Furthermore, the GC found that the applicants placed themselves in an unlawful situation by deliberately attempting to enter Spain as part of a large group rather than using available legal procedures. The lack of available individual procedures to challenge the removal was therefore deemed a consequence of the applicant’s unlawful attempt to gain entry. The GC held there was no violation of Article 13 in conjunction with Article 4 Protocol 4.

In view of this, "storming the border en mass" is indeed unlikely to result in anything but (now clearly legal ECHR-wise) pushback.

There's also more commentary (not sure if entirely correct) that

This decision repeals a previous ECtHR judgement of 2017 which had condemned push-backs and which Spain had asked to be referred to the Grand Chamber.

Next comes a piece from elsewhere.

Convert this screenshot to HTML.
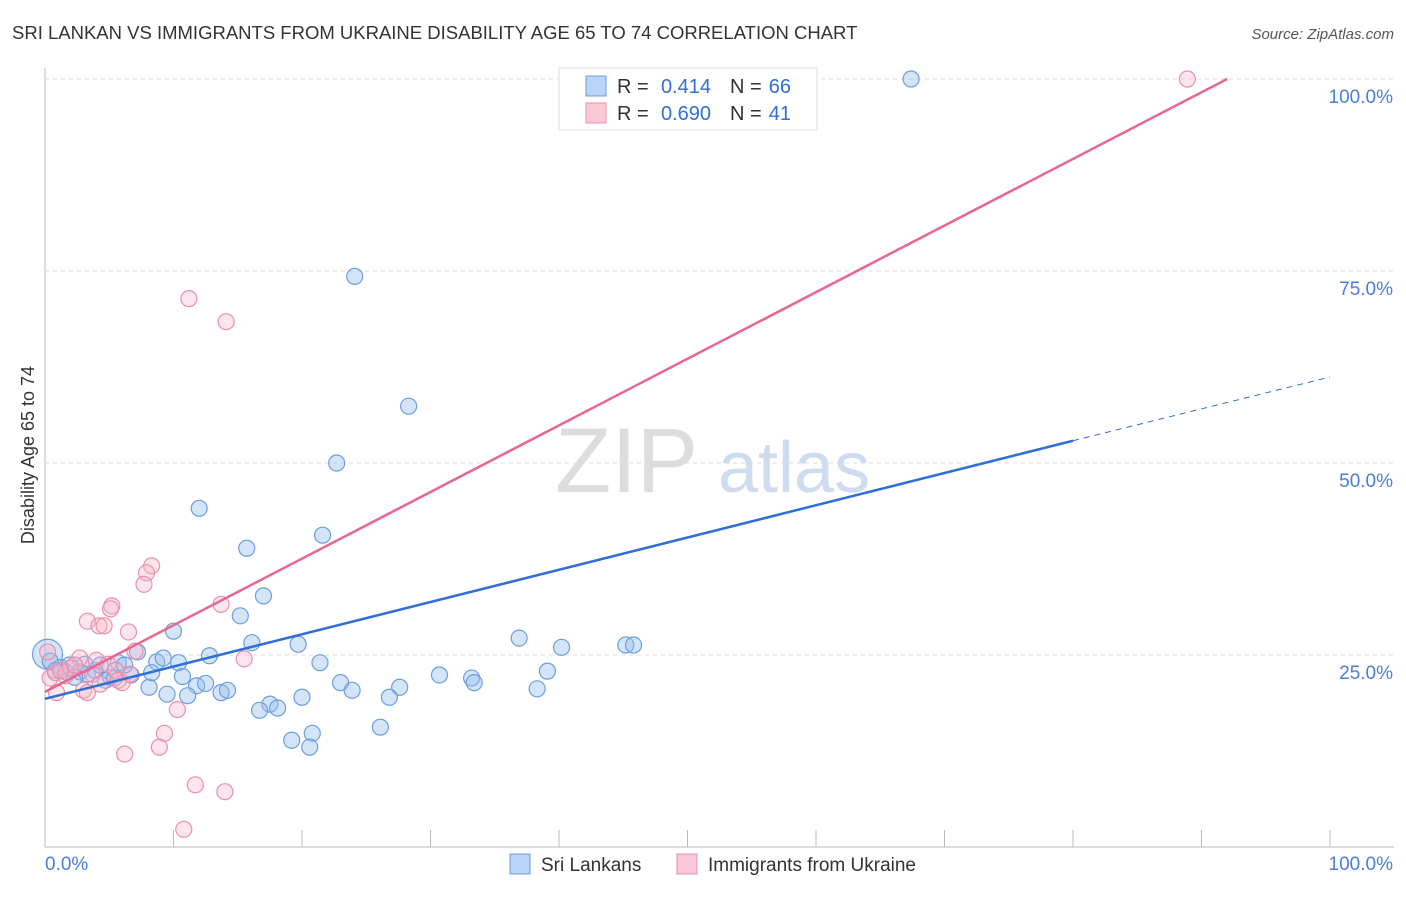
<!DOCTYPE html>
<html><head><meta charset="utf-8"><style>
body{margin:0;background:#fff;font-family:"Liberation Sans",sans-serif;}
svg text{font-family:"Liberation Sans",sans-serif;}
</style></head><body>
<svg id="chart" width="1406" height="892">
<text x="12" y="39" font-size="18.5" fill="#333">SRI LANKAN VS IMMIGRANTS FROM UKRAINE DISABILITY AGE 65 TO 74 CORRELATION CHART</text>
<text x="1394" y="39" font-size="15" fill="#555" text-anchor="end" font-style="italic">Source: ZipAtlas.com</text>
<text x="34" y="455" font-size="18" fill="#333" text-anchor="middle" transform="rotate(-90 34 455)">Disability Age 65 to 74</text>
<g id="grid"></g>
<text x="555" y="492" font-size="92" fill="#ddd" font-family="Liberation Serif">ZIP</text>
<text x="718" y="492" font-size="72" fill="#cfdcf0">atlas</text>
<g id="marks"></g>
<g>
<rect x="559" y="68" width="258" height="62" fill="#fff" stroke="#ddd"/>
<rect x="586" y="76" width="20" height="20" fill="#b8d4f6" stroke="#6c9de0"/>
<rect x="586" y="103" width="20" height="20" fill="#f9c8d6" stroke="#eb8fab"/>
<text x="617" y="93" font-size="20" fill="#333">R =</text>
<text x="711" y="93" font-size="20" fill="#2f6fd6" text-anchor="end">0.414</text>
<text x="730" y="93" font-size="20" fill="#333">N =</text>
<text x="791" y="93" font-size="20" fill="#2f6fd6" text-anchor="end">66</text>
<text x="617" y="120" font-size="20" fill="#333">R =</text>
<text x="711" y="120" font-size="20" fill="#2f6fd6" text-anchor="end">0.690</text>
<text x="730" y="120" font-size="20" fill="#333">N =</text>
<text x="791" y="120" font-size="20" fill="#2f6fd6" text-anchor="end">41</text>
</g>
<g>
<rect x="510" y="854" width="20" height="20" fill="#b8d4f6" stroke="#6c9de0"/>
<text x="541" y="871" font-size="19" fill="#333">Sri Lankans</text>
<rect x="677" y="854" width="20" height="20" fill="#f9c8d6" stroke="#eb8fab"/>
<text x="708" y="871" font-size="19" fill="#333">Immigrants from Ukraine</text>
</g>
</svg>
<script>
const yTicks=[25,50,75,100];
const yTickLabels=["25.0%","50.0%","75.0%","100.0%"];
const xTickLabels=["0.0%","100.0%"];
const blueX=[67.4,24.1,28.3,22.7,12.0,21.6,15.7,17.0,15.2,10.0,16.1,19.7,36.9,40.2,45.2,45.8,0.2,7.2,8.7,9.2,10.4,12.8,21.4,39.1,30.7,33.2,33.4,23.0,23.9,27.6,26.8,38.3,10.7,11.8,12.5,13.7,14.2,8.1,8.3,6.7,9.5,11.1,17.5,18.1,16.7,20.0,20.8,19.2,20.6,26.1,1.2,1.9,2.7,3.3,3.9,4.3,5.1,5.7,6.2,2.3,0.8,1.6,3.1,4.7,5.4,0.4];
const blueY=[100,74.3,57.4,50.0,44.1,40.6,38.9,32.7,30.1,28.1,26.6,26.4,27.2,26.0,26.3,26.3,25.1,25.4,24.1,24.6,24.0,24.9,24.0,22.9,22.4,22.0,21.4,21.4,20.4,20.8,19.5,20.6,22.2,21.0,21.3,20.1,20.4,20.8,22.7,22.4,19.9,19.7,18.6,18.1,17.8,19.5,14.8,13.9,13.0,15.6,23.4,23.7,22.8,22.5,23.0,23.7,22.1,24.0,23.7,22.1,23.0,22.8,23.8,21.7,22.0,24.2];
const pinkX=[88.9,11.2,14.1,8.3,7.9,7.7,5.2,5.1,13.7,3.3,4.2,4.6,6.5,7.0,15.5,2.7,4.0,4.9,10.3,9.3,8.9,6.2,11.7,14.0,10.8,6.0,3.0,3.3,0.9,0.4,0.8,1.6,2.0,2.3,1.2,3.7,5.5,5.7,0.2,4.3,6.6];
const pinkY=[100,71.4,68.4,36.6,35.7,34.2,31.4,31.0,31.6,29.4,28.8,28.8,28.0,25.5,24.5,24.6,24.3,23.8,17.9,14.8,13.0,12.1,8.1,7.2,2.3,21.4,20.4,20.1,20.1,22.0,22.7,22.3,23.3,23.7,23.0,22.5,23.0,21.7,25.4,21.2,22.5];
const blueLine=[19.3,52.9,61.2]; // at x=0, 80, 100
const pinkLine=[20.2,100,92];   // at x=0, y at end, x where y=100
const X=v=>45+v*12.85, Y=v=>847-v*7.68;
const NS="http://www.w3.org/2000/svg";
const grid=document.getElementById('grid'), marks=document.getElementById('marks');
function mk(tag,at,parent){const e=document.createElementNS(NS,tag);for(const k in at)e.setAttribute(k,at[k]);parent.appendChild(e);return e;}
const ax=mk('line',{x1:45,y1:68,x2:45,y2:847,stroke:'#bbb'},grid);


const bx=mk('line',{x1:45,y1:847,x2:1394,y2:847,stroke:'#bbb'},grid);


for(let i=1;i<=10;i++){const t=mk('line',{x1:X(i*10),y1:830,x2:X(i*10),y2:847,stroke:'#bbb'},grid);

}
yTicks.forEach((v,i)=>{const g=mk('line',{x1:45,y1:Y(v),x2:1394,y2:Y(v),stroke:'#ddd','stroke-dasharray':'4,4'},grid);


const t=mk('text',{x:1393,y:Y(v)+24,'font-size':19,fill:'#4a7fd4','text-anchor':'end'},grid);t.textContent=yTickLabels[i];

});
const xl0=mk('text',{x:45,y:870,'font-size':19,fill:'#4a7fd4'},grid);xl0.textContent=xTickLabels[0];


const xl1=mk('text',{x:1393,y:870,'font-size':19,fill:'#4a7fd4','text-anchor':'end'},grid);xl1.textContent=xTickLabels[1];


blueX.forEach((v,i)=>{const c=mk('circle',{cx:X(v),cy:Y(blueY[i]),r:i==16?15:8,fill:'rgba(150,190,240,0.4)',stroke:'#6c9de0','stroke-width':1.2},marks);

});
pinkX.forEach((v,i)=>{const c=mk('circle',{cx:X(v),cy:Y(pinkY[i]),r:8,fill:'rgba(248,180,200,0.35)',stroke:'#eb8fab','stroke-width':1.2},marks);

});
const bl=mk('line',{x1:X(0),y1:Y(blueLine[0]),x2:X(80),y2:Y(blueLine[1]),stroke:'#2f6fd6','stroke-width':2.5},marks);


const bd=mk('line',{x1:X(80),y1:Y(blueLine[1]),x2:X(100),y2:Y(blueLine[2]),stroke:'#2f6fd6','stroke-width':1,'stroke-dasharray':'6,5'},marks);


const pl=mk('line',{x1:X(0),y1:Y(pinkLine[0]),x2:X(pinkLine[2]),y2:Y(pinkLine[1]),stroke:'#e8668f','stroke-width':2.5},marks);


</script>
</body></html>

The "repeal" seems to refer to preliminary ECHR judgement in the same case. The same Verfassungsblog page says that the UNCHR had concluded (in its testimony to the European court) that the provision for visa applications was basically legal fiction, with only a couple of applications being made over the years in that border area. But nonetheless the ECHR thought it was paramount. (I think this is important in regard to the Greece events as well.) Also that blog says that shooting in the direction of boats or swimmers has been done before, by Spain in this case:

Migrants trying to reach the Spanish enclaves by sea are equally liable to be pushed-backed to Morocco. Actually, one of these cases put the public spotlight on Spain’s interventions at the border: in February 2014, Spanish Guardia Civil prevented a group of people from swimming to the Spanish enclave of Ceuta, even firing rubber bullets, with the result of 15 migrants drowning near El Tarajal beach.

Apparently no legal action was taken on that, but rather Spain passed an even more draconian border law in the aftermath.

N.B. an (informal) terminology that is used to discuss this kind of summary rejection (pushback) is "hot returns" or “hot deportation.” (slightly different from "express deportation" as a summary written order is used in the latter, but not the former).

An article in the Guardian makes it more clear that the latest N.D. & N.T. ECHR decision was indeed an appeal

The grand chamber’s ruling comes three years after the same court unanimously ruled Spain had violated rules that prohibit collective expulsion and had denied the right of effective remedy. The latest ruling followed an appeal by Spain.

The 2020 GC decision was also unanimous. Also surely of relevance:

the governments of France, Italy and Belgium ended up joining Spain’s appeal, indicating that the verdict could have a huge impact on the future of Europe’s migration policies.